* DATA EXCERPT:
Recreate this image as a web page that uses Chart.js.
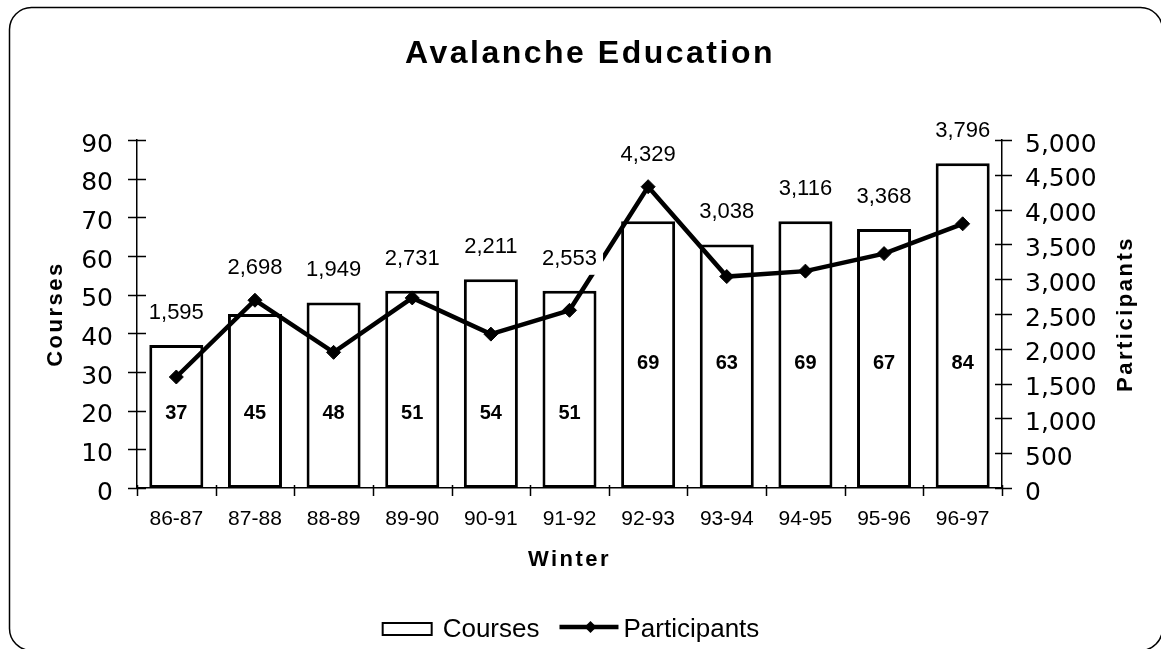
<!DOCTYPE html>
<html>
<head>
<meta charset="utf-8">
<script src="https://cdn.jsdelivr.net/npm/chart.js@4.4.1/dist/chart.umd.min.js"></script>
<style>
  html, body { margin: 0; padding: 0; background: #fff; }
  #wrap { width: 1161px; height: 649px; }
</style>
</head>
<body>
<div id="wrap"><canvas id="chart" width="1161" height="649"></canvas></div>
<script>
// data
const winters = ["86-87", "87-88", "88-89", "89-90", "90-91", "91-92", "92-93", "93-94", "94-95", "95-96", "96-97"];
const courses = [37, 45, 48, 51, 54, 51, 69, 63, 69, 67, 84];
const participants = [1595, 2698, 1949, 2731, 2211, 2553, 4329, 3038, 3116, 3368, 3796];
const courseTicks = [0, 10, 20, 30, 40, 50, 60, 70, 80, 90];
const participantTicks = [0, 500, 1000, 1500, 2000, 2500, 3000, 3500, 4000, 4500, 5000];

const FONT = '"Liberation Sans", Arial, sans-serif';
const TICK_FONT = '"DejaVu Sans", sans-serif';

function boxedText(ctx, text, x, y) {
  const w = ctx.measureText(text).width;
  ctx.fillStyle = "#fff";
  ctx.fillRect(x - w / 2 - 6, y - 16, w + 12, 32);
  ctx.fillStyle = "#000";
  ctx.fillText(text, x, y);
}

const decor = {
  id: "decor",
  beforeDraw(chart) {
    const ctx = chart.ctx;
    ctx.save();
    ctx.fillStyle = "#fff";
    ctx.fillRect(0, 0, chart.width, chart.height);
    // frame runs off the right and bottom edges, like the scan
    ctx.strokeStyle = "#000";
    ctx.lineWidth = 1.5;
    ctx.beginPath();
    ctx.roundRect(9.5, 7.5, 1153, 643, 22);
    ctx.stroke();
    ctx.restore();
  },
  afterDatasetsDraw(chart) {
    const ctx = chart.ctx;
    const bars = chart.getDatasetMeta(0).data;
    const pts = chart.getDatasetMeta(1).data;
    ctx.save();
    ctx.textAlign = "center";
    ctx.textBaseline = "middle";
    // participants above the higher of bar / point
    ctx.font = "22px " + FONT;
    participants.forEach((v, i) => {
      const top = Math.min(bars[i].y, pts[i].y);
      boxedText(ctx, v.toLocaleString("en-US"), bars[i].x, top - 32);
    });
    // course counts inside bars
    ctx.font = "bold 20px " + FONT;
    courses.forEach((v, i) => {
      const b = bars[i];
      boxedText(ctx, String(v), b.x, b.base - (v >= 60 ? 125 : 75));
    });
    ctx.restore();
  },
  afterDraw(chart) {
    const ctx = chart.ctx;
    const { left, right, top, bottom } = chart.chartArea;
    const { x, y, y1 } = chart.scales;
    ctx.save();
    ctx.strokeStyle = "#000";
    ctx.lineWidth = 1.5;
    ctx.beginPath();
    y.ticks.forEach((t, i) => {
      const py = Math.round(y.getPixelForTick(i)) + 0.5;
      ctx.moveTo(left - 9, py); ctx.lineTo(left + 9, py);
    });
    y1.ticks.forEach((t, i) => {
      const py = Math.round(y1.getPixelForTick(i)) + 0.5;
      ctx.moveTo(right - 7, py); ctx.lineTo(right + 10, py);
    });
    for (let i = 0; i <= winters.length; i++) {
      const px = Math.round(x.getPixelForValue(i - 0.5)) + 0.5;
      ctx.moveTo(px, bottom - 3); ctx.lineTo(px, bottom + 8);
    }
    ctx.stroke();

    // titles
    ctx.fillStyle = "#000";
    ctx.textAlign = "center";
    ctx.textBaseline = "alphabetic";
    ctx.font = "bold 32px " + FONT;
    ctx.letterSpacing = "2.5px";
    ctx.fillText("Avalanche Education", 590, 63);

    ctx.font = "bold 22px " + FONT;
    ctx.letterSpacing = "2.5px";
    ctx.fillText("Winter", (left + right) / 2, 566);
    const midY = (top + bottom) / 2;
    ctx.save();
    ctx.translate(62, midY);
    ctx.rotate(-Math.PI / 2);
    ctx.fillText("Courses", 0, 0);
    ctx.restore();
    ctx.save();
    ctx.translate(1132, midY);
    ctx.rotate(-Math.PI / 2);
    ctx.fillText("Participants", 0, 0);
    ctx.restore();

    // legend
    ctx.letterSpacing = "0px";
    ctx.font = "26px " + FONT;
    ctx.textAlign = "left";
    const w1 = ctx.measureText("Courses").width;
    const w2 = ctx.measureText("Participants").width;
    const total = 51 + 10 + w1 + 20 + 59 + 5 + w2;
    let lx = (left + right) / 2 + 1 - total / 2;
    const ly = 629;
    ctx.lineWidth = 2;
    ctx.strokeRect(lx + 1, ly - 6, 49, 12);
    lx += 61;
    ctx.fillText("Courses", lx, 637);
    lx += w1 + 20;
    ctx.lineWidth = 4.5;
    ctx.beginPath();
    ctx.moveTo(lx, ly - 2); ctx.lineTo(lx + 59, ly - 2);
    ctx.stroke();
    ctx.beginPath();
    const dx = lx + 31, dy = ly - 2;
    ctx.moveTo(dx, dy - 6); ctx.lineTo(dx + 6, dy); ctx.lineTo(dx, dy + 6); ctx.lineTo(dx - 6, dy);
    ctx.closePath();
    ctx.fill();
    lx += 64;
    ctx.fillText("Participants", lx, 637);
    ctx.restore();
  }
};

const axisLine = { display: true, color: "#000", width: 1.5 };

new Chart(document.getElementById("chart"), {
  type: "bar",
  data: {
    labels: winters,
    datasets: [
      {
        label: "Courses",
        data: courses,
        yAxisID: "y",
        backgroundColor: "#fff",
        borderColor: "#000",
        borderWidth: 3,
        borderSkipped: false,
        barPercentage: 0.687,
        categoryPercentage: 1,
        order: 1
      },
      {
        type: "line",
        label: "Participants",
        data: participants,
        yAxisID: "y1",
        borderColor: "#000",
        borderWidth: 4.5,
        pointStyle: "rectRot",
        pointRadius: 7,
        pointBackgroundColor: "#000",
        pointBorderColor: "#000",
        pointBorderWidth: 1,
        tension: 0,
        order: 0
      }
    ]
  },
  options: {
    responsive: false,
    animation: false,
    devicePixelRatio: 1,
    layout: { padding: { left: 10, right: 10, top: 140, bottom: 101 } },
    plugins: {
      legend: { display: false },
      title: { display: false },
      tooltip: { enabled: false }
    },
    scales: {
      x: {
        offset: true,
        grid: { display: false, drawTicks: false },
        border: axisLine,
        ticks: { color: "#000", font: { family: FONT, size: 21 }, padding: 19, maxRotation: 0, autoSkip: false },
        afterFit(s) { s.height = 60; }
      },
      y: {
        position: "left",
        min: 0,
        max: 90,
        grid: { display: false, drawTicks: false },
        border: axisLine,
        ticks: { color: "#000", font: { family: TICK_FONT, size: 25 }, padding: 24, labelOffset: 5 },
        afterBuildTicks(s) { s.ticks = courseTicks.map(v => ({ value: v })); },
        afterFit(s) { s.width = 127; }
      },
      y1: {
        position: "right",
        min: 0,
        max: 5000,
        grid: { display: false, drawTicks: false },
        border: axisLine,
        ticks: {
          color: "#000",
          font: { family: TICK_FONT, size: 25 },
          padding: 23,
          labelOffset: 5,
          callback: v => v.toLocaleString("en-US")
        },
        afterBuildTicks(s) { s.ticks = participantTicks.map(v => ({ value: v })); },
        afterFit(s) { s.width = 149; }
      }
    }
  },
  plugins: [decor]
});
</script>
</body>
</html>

* TASK DETAILS: Every line of the material is to be quoted exactly, with no pictures carried over.

* ANSWER TO THIS PROBLEM:
Recreate this image as a web page that uses Chart.js.
<!DOCTYPE html>
<html>
<head>
<meta charset="utf-8">
<script src="https://cdn.jsdelivr.net/npm/chart.js@4.4.1/dist/chart.umd.min.js"></script>
<style>
  html, body { margin: 0; padding: 0; background: #fff; }
  #wrap { width: 1161px; height: 649px; }
</style>
</head>
<body>
<div id="wrap"><canvas id="chart" width="1161" height="649"></canvas></div>
<script>
// data
const winters = ["86-87", "87-88", "88-89", "89-90", "90-91", "91-92", "92-93", "93-94", "94-95", "95-96", "96-97"];
const courses = [37, 45, 48, 51, 54, 51, 69, 63, 69, 67, 84];
const participants = [1595, 2698, 1949, 2731, 2211, 2553, 4329, 3038, 3116, 3368, 3796];
const courseTicks = [0, 10, 20, 30, 40, 50, 60, 70, 80, 90];
const participantTicks = [0, 500, 1000, 1500, 2000, 2500, 3000, 3500, 4000, 4500, 5000];

const FONT = '"Liberation Sans", Arial, sans-serif';
const TICK_FONT = '"DejaVu Sans", sans-serif';

function boxedText(ctx, text, x, y) {
  const w = ctx.measureText(text).width;
  ctx.fillStyle = "#fff";
  ctx.fillRect(x - w / 2 - 6, y - 16, w + 12, 32);
  ctx.fillStyle = "#000";
  ctx.fillText(text, x, y);
}

const decor = {
  id: "decor",
  beforeDraw(chart) {
    const ctx = chart.ctx;
    ctx.save();
    ctx.fillStyle = "#fff";
    ctx.fillRect(0, 0, chart.width, chart.height);
    // frame runs off the right and bottom edges, like the scan
    ctx.strokeStyle = "#000";
    ctx.lineWidth = 1.5;
    ctx.beginPath();
    ctx.roundRect(9.5, 7.5, 1153, 643, 22);
    ctx.stroke();
    ctx.restore();
  },
  afterDatasetsDraw(chart) {
    const ctx = chart.ctx;
    const bars = chart.getDatasetMeta(0).data;
    const pts = chart.getDatasetMeta(1).data;
    ctx.save();
    ctx.textAlign = "center";
    ctx.textBaseline = "middle";
    // participants above the higher of bar / point
    ctx.font = "22px " + FONT;
    participants.forEach((v, i) => {
      const top = Math.min(bars[i].y, pts[i].y);
      boxedText(ctx, v.toLocaleString("en-US"), bars[i].x, top - 32);
    });
    // course counts inside bars
    ctx.font = "bold 20px " + FONT;
    courses.forEach((v, i) => {
      const b = bars[i];
      boxedText(ctx, String(v), b.x, b.base - (v >= 60 ? 125 : 75));
    });
    ctx.restore();
  },
  afterDraw(chart) {
    const ctx = chart.ctx;
    const { left, right, top, bottom } = chart.chartArea;
    const { x, y, y1 } = chart.scales;
    ctx.save();
    ctx.strokeStyle = "#000";
    ctx.lineWidth = 1.5;
    ctx.beginPath();
    y.ticks.forEach((t, i) => {
      const py = Math.round(y.getPixelForTick(i)) + 0.5;
      ctx.moveTo(left - 9, py); ctx.lineTo(left + 9, py);
    });
    y1.ticks.forEach((t, i) => {
      const py = Math.round(y1.getPixelForTick(i)) + 0.5;
      ctx.moveTo(right - 7, py); ctx.lineTo(right + 10, py);
    });
    for (let i = 0; i <= winters.length; i++) {
      const px = Math.round(x.getPixelForValue(i - 0.5)) + 0.5;
      ctx.moveTo(px, bottom - 3); ctx.lineTo(px, bottom + 8);
    }
    ctx.stroke();

    // titles
    ctx.fillStyle = "#000";
    ctx.textAlign = "center";
    ctx.textBaseline = "alphabetic";
    ctx.font = "bold 32px " + FONT;
    ctx.letterSpacing = "2.5px";
    ctx.fillText("Avalanche Education", 590, 63);

    ctx.font = "bold 22px " + FONT;
    ctx.letterSpacing = "2.5px";
    ctx.fillText("Winter", (left + right) / 2, 566);
    const midY = (top + bottom) / 2;
    ctx.save();
    ctx.translate(62, midY);
    ctx.rotate(-Math.PI / 2);
    ctx.fillText("Courses", 0, 0);
    ctx.restore();
    ctx.save();
    ctx.translate(1132, midY);
    ctx.rotate(-Math.PI / 2);
    ctx.fillText("Participants", 0, 0);
    ctx.restore();

    // legend
    ctx.letterSpacing = "0px";
    ctx.font = "26px " + FONT;
    ctx.textAlign = "left";
    const w1 = ctx.measureText("Courses").width;
    const w2 = ctx.measureText("Participants").width;
    const total = 51 + 10 + w1 + 20 + 59 + 5 + w2;
    let lx = (left + right) / 2 + 1 - total / 2;
    const ly = 629;
    ctx.lineWidth = 2;
    ctx.strokeRect(lx + 1, ly - 6, 49, 12);
    lx += 61;
    ctx.fillText("Courses", lx, 637);
    lx += w1 + 20;
    ctx.lineWidth = 4.5;
    ctx.beginPath();
    ctx.moveTo(lx, ly - 2); ctx.lineTo(lx + 59, ly - 2);
    ctx.stroke();
    ctx.beginPath();
    const dx = lx + 31, dy = ly - 2;
    ctx.moveTo(dx, dy - 6); ctx.lineTo(dx + 6, dy); ctx.lineTo(dx, dy + 6); ctx.lineTo(dx - 6, dy);
    ctx.closePath();
    ctx.fill();
    lx += 64;
    ctx.fillText("Participants", lx, 637);
    ctx.restore();
  }
};

const axisLine = { display: true, color: "#000", width: 1.5 };

new Chart(document.getElementById("chart"), {
  type: "bar",
  data: {
    labels: winters,
    datasets: [
      {
        label: "Courses",
        data: courses,
        yAxisID: "y",
        backgroundColor: "#fff",
        borderColor: "#000",
        borderWidth: 3,
        borderSkipped: false,
        barPercentage: 0.687,
        categoryPercentage: 1,
        order: 1
      },
      {
        type: "line",
        label: "Participants",
        data: participants,
        yAxisID: "y1",
        borderColor: "#000",
        borderWidth: 4.5,
        pointStyle: "rectRot",
        pointRadius: 7,
        pointBackgroundColor: "#000",
        pointBorderColor: "#000",
        pointBorderWidth: 1,
        tension: 0,
        order: 0
      }
    ]
  },
  options: {
    responsive: false,
    animation: false,
    devicePixelRatio: 1,
    layout: { padding: { left: 10, right: 10, top: 140, bottom: 101 } },
    plugins: {
      legend: { display: false },
      title: { display: false },
      tooltip: { enabled: false }
    },
    scales: {
      x: {
        offset: true,
        grid: { display: false, drawTicks: false },
        border: axisLine,
        ticks: { color: "#000", font: { family: FONT, size: 21 }, padding: 19, maxRotation: 0, autoSkip: false },
        afterFit(s) { s.height = 60; }
      },
      y: {
        position: "left",
        min: 0,
        max: 90,
        grid: { display: false, drawTicks: false },
        border: axisLine,
        ticks: { color: "#000", font: { family: TICK_FONT, size: 25 }, padding: 24, labelOffset: 5 },
        afterBuildTicks(s) { s.ticks = courseTicks.map(v => ({ value: v })); },
        afterFit(s) { s.width = 127; }
      },
      y1: {
        position: "right",
        min: 0,
        max: 5000,
        grid: { display: false, drawTicks: false },
        border: axisLine,
        ticks: {
          color: "#000",
          font: { family: TICK_FONT, size: 25 },
          padding: 23,
          labelOffset: 5,
          callback: v => v.toLocaleString("en-US")
        },
        afterBuildTicks(s) { s.ticks = participantTicks.map(v => ({ value: v })); },
        afterFit(s) { s.width = 149; }
      }
    }
  },
  plugins: [decor]
});
</script>
</body>
</html>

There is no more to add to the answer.